Thunder View Farms – National Award Winning Stewards of the Land

by Judy Van Put

Thunder View Farms, of Grahamsville, NY, was recently announced as the National Winner of the prestigious 2018 Environmental Stewardship Award Program by the National Cattleman’s Beef Association. The farm, located in the Catskill Mountains of upstate New York, first competed for and won the regional ESAP award, one of seven such awards based upon state of residency; then competed against the other regional winning farms to become the national winner, which was announced at the 2019 Cattle Industry Convention and NCBA Trade Show in New Orleans.

The Environmental Stewardship Award Program was established in 1991 to recognize outstanding land stewards in the cattle industry, who understand the importance of improving environmental management practices and protecting their ecosystems.

Thunder View Farms, a family farm that has operated since the late 1950s, was faced with the challenge of farming successfully under stringent rules imposed by New York City’s Department of Environmental Protection due to its location — situated between two of New York City’s premier Catskill Reservoirs, the Rondout and Neversink, that supply unfiltered drinking water to New York City’s nine million residents.

The two major assets that the farm offers are the fact that Thunder View Farms is a fully family-run farm now in its 5th generation; and that it follows strict conservation measures and the philosophy of living with the land and working with the land to employ the best management practices. The farm was established by Philip (Phil) and Richard “Dick” Coombe in 1958.

Dick related how the two brothers were born and raised in Grahamsville, NY, and were the third generation on the family’s “gentleman’s farm”. The barns housed Hereford and Angus brood cows, and he thought the Angus “were the best.” While originally the Coombes had raised corn crops at home, they realized that with the steep and stony soils of their Catskill Mountain farm, cattle seemed to make more sense than crops.

In 1958, the brothers brought to their family’s farm six registered Aberdeen Angus cows, purchased from Rally Farm in Millbrook, NY, which, according to Dick at that point in time, was the seed stock capital in the world for Angus. Today the Coombe Family’s Thunder View Farms has grown from those original six cows to becoming a cow/calf producer to finished beef operation of more than 300 head of registered Angus stock.

The original family farm of 60 acres had expanded by the time the Angus operation began, and over the past 60 years the family used opportunity to aggregate land — growing little by little, adding in forest and family land, as well as purchasing neighboring farms when neighbors decided to sell. Today the farm is comprised of 1,500 acres in the Red Brook drainage basin that flows about four miles to the Rondout Reservoir.
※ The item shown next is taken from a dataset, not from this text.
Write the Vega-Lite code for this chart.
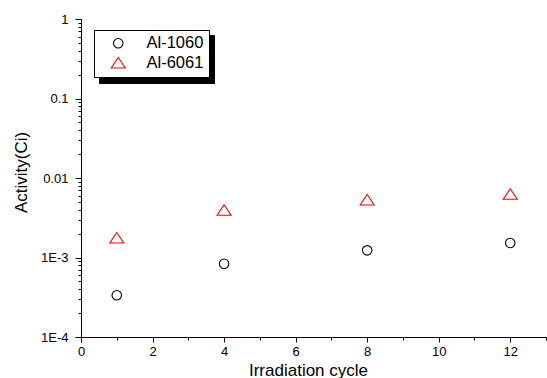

When New York City Department of Environmental Protection began their special regulations program in 1990, which included requirements for crops and livestock to be setback 200 feet from streams, Dick, then a NYS Assemblyman, organized a group of farmers to protest the city’s efforts, saying it would effectively “kick them out” of the watershed and discourage agricultural practices. He appealed to the NYC DEP saying that the reason the waters in the Catskill reservoirs were pure enough to provide an unfiltered water supply is because of the land — 85 percent of the land in the watershed was comprised of farms and forests — and, he explained, if you treat the land well, and utilize best management practices, the environment will benefit. He reasoned that a well-managed farm that prevents run-off and controls erosion is better for the watershed than large subdivisions of homes with individual septic systems which can fail.

Dick and his group were successful and won their battle; now the NYC DEP partners with conservation and environmental organizations as well as Cornell Cooperative Extension, in addition to the Watershed Agricultural Council, an oversight group which Dick founded and chaired for many years. Today there are programs that provide funding to farmers in the watershed for fencing to keep their cows out of the stream and water supply improvements so that they can graze rotationally. As a result, they can raise cattle more efficiently, and protect the land and the water — a true win/win situation.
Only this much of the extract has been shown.